Now, what would happen if some criminal-minded hacker could use Superfish’s encryption methods and abuse them to intercept other people’s traffic? Nothing too good, that’s for sure. And it seems that the installation of Superfish onto new Lenovo laptops hasn’t even been done properly, as many complained the software was interfering with other digital certificates and smart card readers.
Infected with Superfish AdWare? Here’s what you can do
First of all, you need to check whether your Lenovo device is infected or not. At the time of writing this, Lenovo has issued an official statement, saying that only some consumer notebook products shipped between October and December have been affected:
Superfish was previously included on some consumer notebook products shipped in a short window between October and December to help customers potentially discover interesting products while shopping
Looking at various reports from users around the web, it seems only the Lenovo P, Y & Z series are affected, while Yoga and ThinkPad models are unaffected. [Update: Lenovo says even the E, Flex, G, M, S, U and Yoga series models are affected as well]
But go ahead and access this website (via @supersat) which will run a very simple Superfish CA test. Also, you can check Can I Be Super-Phished, and if you can access the website without any requirements, then it means you are vulnerable. To make it clear, if you DON’T get a warning, only then you are vulnerable.
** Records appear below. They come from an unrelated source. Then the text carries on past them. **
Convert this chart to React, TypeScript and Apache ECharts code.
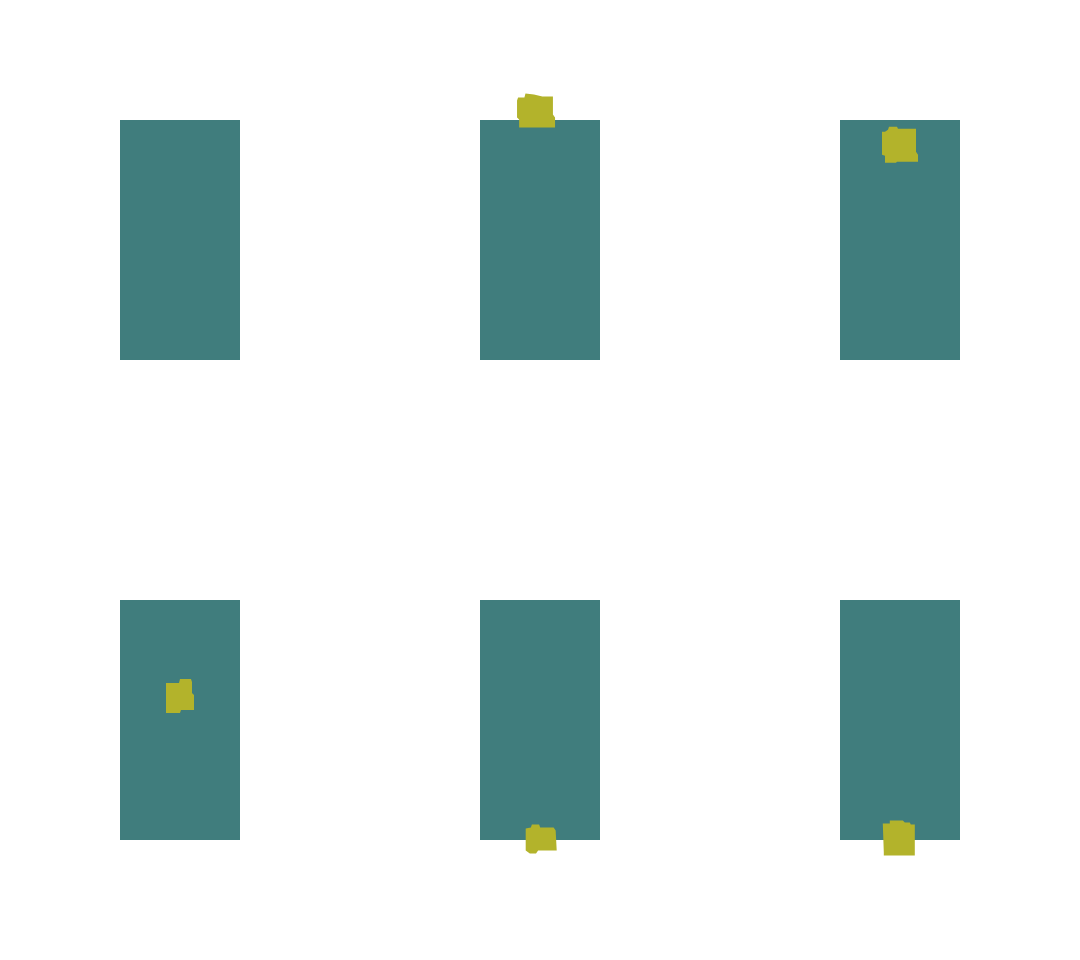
import React, { useEffect, useRef } from "react";
import * as echarts from "echarts";

// Data
const panels = ["P1", "P2", "P3", "P4", "P5", "P6"];
const barValues = [1, 1, 1, 1, 1, 1];
const blobX: (number | null)[] = [null, 0.467, 0.5, 0.5, 0.51, 0.49];
const blobY: (number | null)[] = [null, 1.04, 0.897, 0.6, 0.004, 0.008];

// Styles / layout
const colLeft = [120, 480, 840];
const rowTop = [120, 600];
const panelW = 120;
const panelH = 240;
const teal = "#407d7d";
const olive = "#b3b32b";
const blobSizes: [number, number][] = [
  [30, 30],
  [38, 34],
  [36, 36],
  [28, 34],
  [31, 29],
  [32, 35],
];
const blobPaths = [
  "M0,0 L10,0 L10,10 L0,10 Z",
  "M2,4 L8,4 L9,0 L17,1 L25,3 L35,3 L35,21 L37,24 L37,34 L3,34 L3,26 L1,24 L1,7 Z",
  "M3,5 L6,3 L7,0 L15,0 L16,2 L34,2 L34,25 L36,28 L36,35 L15,35 L14,36 L3,36 L3,29 L0,28 L0,5 Z",
  "M0,4 L13,4 L14,0 L25,0 L26,3 L26,14 L28,16 L28,31 L15,31 L14,34 L0,34 Z",
  "M1,4 L6,3 L7,0 L14,0 L15,3 L28,3 L30,6 L31,26 L13,26 L11,29 L5,29 L1,26 Z",
  "M0,3 L7,3 L7,0 L20,0 L22,2 L27,2 L28,4 L32,4 L32,35 L1,35 L1,32 Z",
];

export default function App() {
  const ref = useRef<HTMLDivElement>(null);
  useEffect(() => {
    if (!ref.current) return;
    const chart = echarts.init(ref.current, null, { renderer: "svg" });
    const grid: any[] = [];
    const xAxis: any[] = [];
    const yAxis: any[] = [];
    const series: any[] = [];
    panels.forEach((p, i) => {
      const col = i % 3;
      const row = Math.floor(i / 3);
      grid.push({
        left: colLeft[col],
        top: rowTop[row],
        width: panelW,
        height: panelH,
        containLabel: false,
      });
      xAxis.push({
        type: "category",
        gridIndex: i,
        data: [p],
        show: false,
      });
      xAxis.push({
        type: "value",
        gridIndex: i,
        min: 0,
        max: 1,
        show: false,
      });
      yAxis.push({
        type: "value",
        gridIndex: i,
        min: 0,
        max: 1,
        show: false,
      });
      series.push({
        type: "bar",
        xAxisIndex: i * 2,
        yAxisIndex: i,
        data: [barValues[i]],
        barWidth: "100%",
        itemStyle: { color: teal },
        silent: true,
      });
      if (blobX[i] != null && blobY[i] != null) {
        series.push({
          type: "scatter",
          xAxisIndex: i * 2 + 1,
          yAxisIndex: i,
          data: [[blobX[i], blobY[i]]],
          symbol: "path://" + blobPaths[i],
          symbolSize: blobSizes[i],
          clip: false,
          itemStyle: { color: olive, opacity: 1 },
          z: 5,
        });
      }
    });
    chart.setOption({
      animation: false,
      backgroundColor: "#ffffff",
      grid,
      xAxis,
      yAxis,
      series,
    });
    return () => chart.dispose();
  }, []);
  return (
    <div
      ref={ref}
      style={{ position: "fixed", left: 0, top: 0, width: 1080, height: 960 }}
    />
  );
}
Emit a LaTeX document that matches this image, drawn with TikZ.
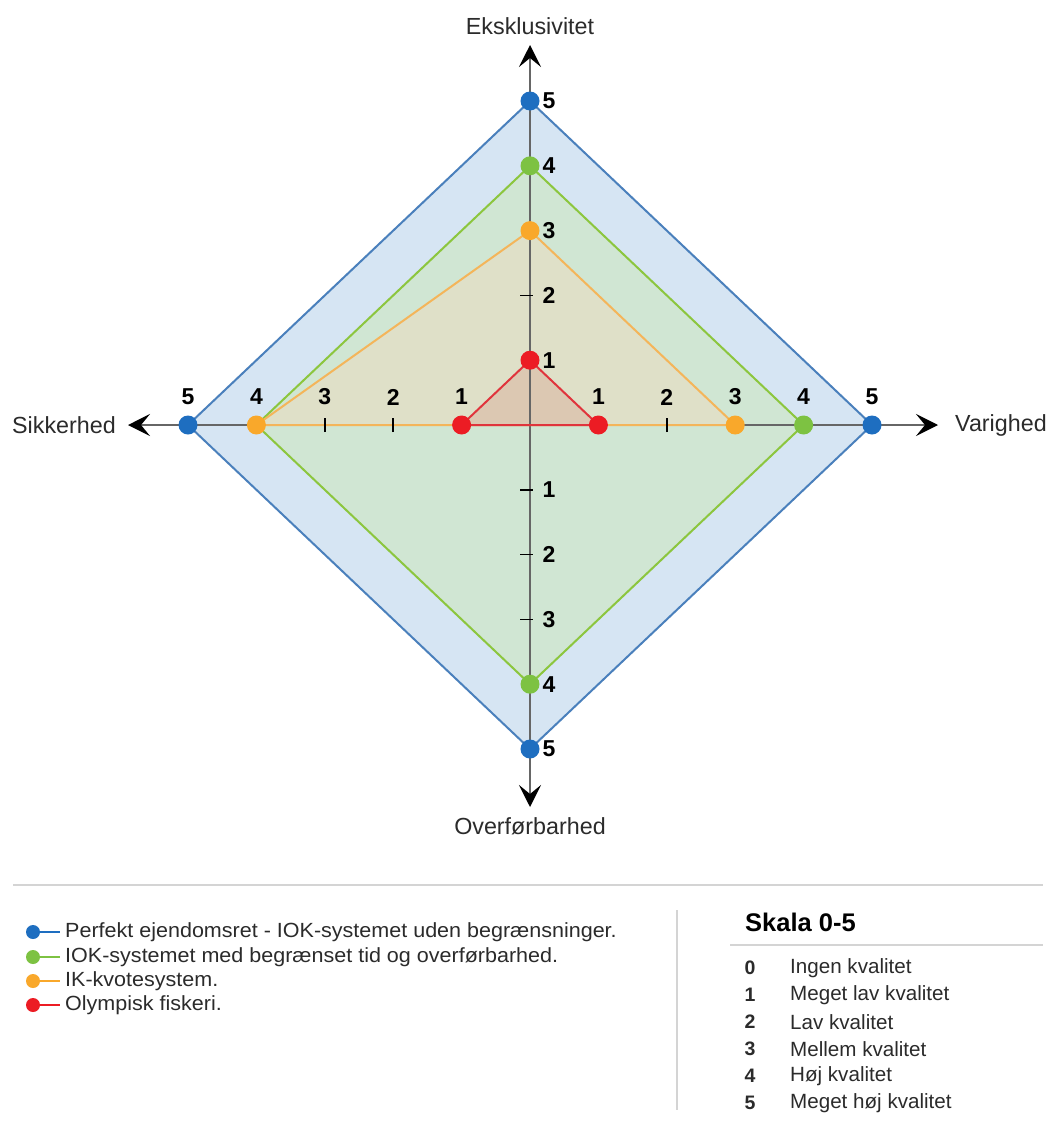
\documentclass[tikz,border=0pt]{standalone}
\usepackage{fontspec}
\setmainfont{Liberation Sans}
\usetikzlibrary{arrows.meta}
\definecolor{bline}{HTML}{4A80BC}
\definecolor{bfill}{HTML}{D6E5F3}
\definecolor{bdot}{HTML}{1E6EC0}
\definecolor{gline}{HTML}{8CC63E}
\definecolor{gfill}{HTML}{D0E6D3}
\definecolor{gdot}{HTML}{7DC242}
\definecolor{oline}{HTML}{F4B55A}
\definecolor{ofill}{HTML}{DFE0C8}
\definecolor{odot}{HTML}{F9A82B}
\definecolor{rline}{HTML}{E0343C}
\definecolor{rfill}{HTML}{DCC8B2}
\definecolor{rdot}{HTML}{EC1C24}
\definecolor{axisgray}{HTML}{666666}
\definecolor{txt}{HTML}{2B2B2B}
\definecolor{sepgray}{HTML}{D4D4D4}
\begin{document}
\begin{tikzpicture}[x=1pt,y=-1pt,
  axis/.style={draw=axisgray, line width=2pt, -{Stealth[length=22pt,width=22pt,inset=9pt,color=black]}},
  tickmark/.style={draw=black, line width=1.6pt},
  dot/.style={circle, minimum size=19pt, inner sep=0pt, fill=#1},
  ldot/.style={circle, minimum size=14pt, inner sep=0pt, fill=#1},
  num/.style={font=\fontsize{23}{26}\selectfont\bfseries, text=black, inner sep=0pt},
  axlabel/.style={font=\fontsize{23.3}{27}\selectfont, text=txt, inner sep=0pt},
  legtext/.style={font=\fontsize{20.5}{24}\selectfont, text=txt, inner sep=0pt, anchor=west, xscale=1.05},
  sctext/.style={font=\fontsize{20.6}{24}\selectfont, text=txt, inner sep=0pt, anchor=west},
  scnum/.style={font=\fontsize{19.5}{23}\selectfont\bfseries, text=txt, inner sep=0pt},
  poly/.style={line width=2pt, line join=round}
]
\useasboundingbox (0,0) rectangle (1048,1135);
\fill[white] (0,0) rectangle (1048,1135);

\def\cx{530}\def\cy{425}\def\ux{68.4}\def\uy{64.8}
\coordinate (C) at (\cx,\cy);
\foreach \i in {1,...,5}{
  \coordinate (R\i) at ({\cx+\i*\ux},\cy);
  \coordinate (L\i) at ({\cx-\i*\ux},\cy);
  \coordinate (U\i) at (\cx,{\cy-\i*\uy});
  \coordinate (D\i) at (\cx,{\cy+\i*\uy});
}
\coordinate (AU) at (\cx,45);
\coordinate (AD) at (\cx,807);
\coordinate (AL) at (128,\cy);
\coordinate (AR) at (938,\cy);

% fills
\fill[bfill] (U5)--(R5)--(D5)--(L5)--cycle;
\fill[gfill] (U4)--(R4)--(D4)--(L4)--cycle;
\fill[ofill] (U3)--(R3)--(L4)--cycle;
\fill[rfill] (U1)--(R1)--(L1)--cycle;

% axes
\draw[axis] (C) -- (AU);
\draw[axis] (C) -- (AD);
\draw[axis] (C) -- (AL);
\draw[axis] (C) -- (AR);

% polygon outlines
\draw[poly, bline] (U5)--(R5)--(D5)--(L5)--cycle;
\draw[poly, gline] (U4)--(R4)--(D4)--(L4)--cycle;
\draw[poly, oline] (U3)--(R3)--(L4)--cycle;
\draw[poly, rline] (U1)--(R1)--(L1)--cycle;

% ticks
\foreach \p in {U2,D1,D2,D3}{
  \draw[tickmark] ([xshift=-10pt]\p) -- ([xshift=3pt]\p);
}
\foreach \p in {L3,L2,R2}{
  \draw[tickmark] ([yshift=-7pt]\p) -- ([yshift=7pt]\p);
}

% markers
\foreach \p in {U5,R5,D5,L5}{ \node[dot=bdot] (m\p) at (\p) {}; }
\foreach \p in {U4,R4,D4}{ \node[dot=gdot] (m\p) at (\p) {}; }
\node[dot=odot] (mL4) at (L4) {};
\foreach \p in {U3,R3}{ \node[dot=odot] (m\p) at (\p) {}; }
\foreach \p in {U1,R1,L1}{ \node[dot=rdot] (m\p) at (\p) {}; }

% numbers
\foreach \i in {1,...,5}{
  \node[num] (nu\i) at ({\cx+19},{\cy-\i*\uy}) {\i};
  \node[num] (nd\i) at ({\cx+19},{\cy+\i*\uy}) {\i};
  \node[num] (nr\i) at ({\cx+\i*\ux},397) {\i};
  \node[num] (nl\i) at ({\cx-\i*\ux},397) {\i};
}

% axis labels
\node[axlabel] (lE) at (530,26) {Eksklusivitet};
\node[axlabel] (lO) at (530,826) {Overførbarhed};
\node[axlabel, anchor=west] (lS) at (12,425) {Sikkerhed};
\node[axlabel, anchor=west] (lV) at (955,425) {Varighed};

% separators
\draw[sepgray, line width=2pt] (13,885) -- (1043,885);
\draw[sepgray, line width=1.5pt] (677,910) -- (677,1110);

% legend
\foreach \y/\c/\t [count=\k] in {932/bdot/{Perfekt ejendomsret - IOK-systemet uden begrænsninger.},
  957/gdot/{IOK-systemet med begrænset tid og overførbarhed.},
  981/odot/{IK-kvotesystem.},
  1005/rdot/{Olympisk fiskeri.}}{
  \coordinate (le\k) at (60,\y);
  \node[ldot=\c] (ld\k) at (33,\y) {};
  \draw[\c, line width=1.5pt] (ld\k.east) -- (le\k);
  \node[legtext] (lt\k) at (65,\y) {\t};
}

% scale
\node[font=\fontsize{25.5}{29}\selectfont\bfseries, text=black, inner sep=0pt, anchor=west] (sk) at (745,922) {Skala 0-5};
\draw[sepgray, line width=1.5pt] (730,945) -- (1043,945);
\foreach \n/\t [count=\k from 0] in {0/Ingen kvalitet,1/Meget lav kvalitet,2/Lav kvalitet,3/Mellem kvalitet,4/Høj kvalitet,5/Meget høj kvalitet}{
  \node[scnum] (sn\k) at (750,{968+\k*27}) {\n};
  \node[sctext] (st\k) at (790,{968+\k*27}) {\t};
}
\end{tikzpicture}
\end{document}
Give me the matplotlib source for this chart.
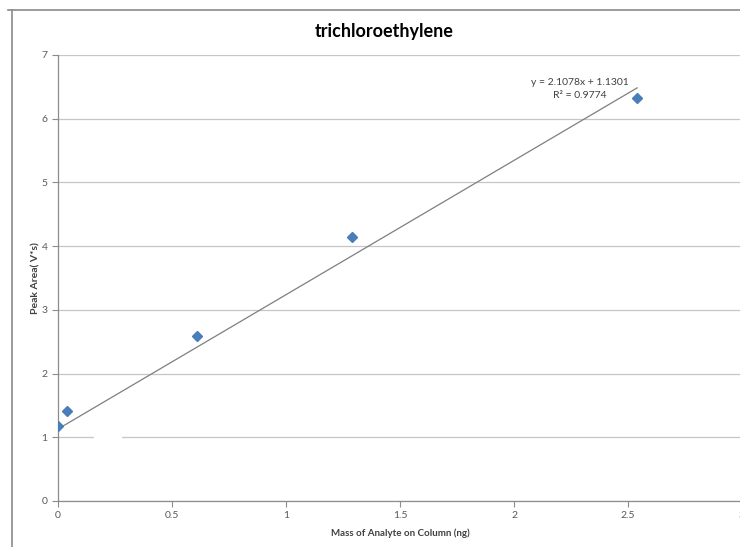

Now, if you have been affected, first of all, you need to understand that the only sure remedy would be to be reinstall Windows from a non-Lenovo image or move to another operating system. Uninstalling the Superfish software can reportedly leave the root certificate authority behind, but if you’re sure you want to do it, here are the steps you need to take:
- Go to Control Panel and search for “certificates”
- In the “manage computer certificates” option click on the “Trusted Root Certification Authorities” option and then “Certificates”
- From the list of certificates you see one with Superfish Inc attached to it
- Uninstall it if it’s present
However, it seems that Lenovo has taken some actions to prevent this, but it could be a little too late. Here’s what you need to know
- Superfish has completely disabled server side interactions since January) on all Lenovo products, thus disabling Superfish for all products in market
- Lenovo stopped preloading the software in January
- The company will not preload this software in the future
But this doesn’t answer if a hacker can misuse the already installed fake certificates. Hence, follow the steps above to stay safe. This should be a good lesson to all electronics makers out there. They should really respect a simple rule of business – when somebody buys your product, it belongs to them, and you shouldn’t ‘dare’ to infiltrate it with all sorts of dubious cash-making tools.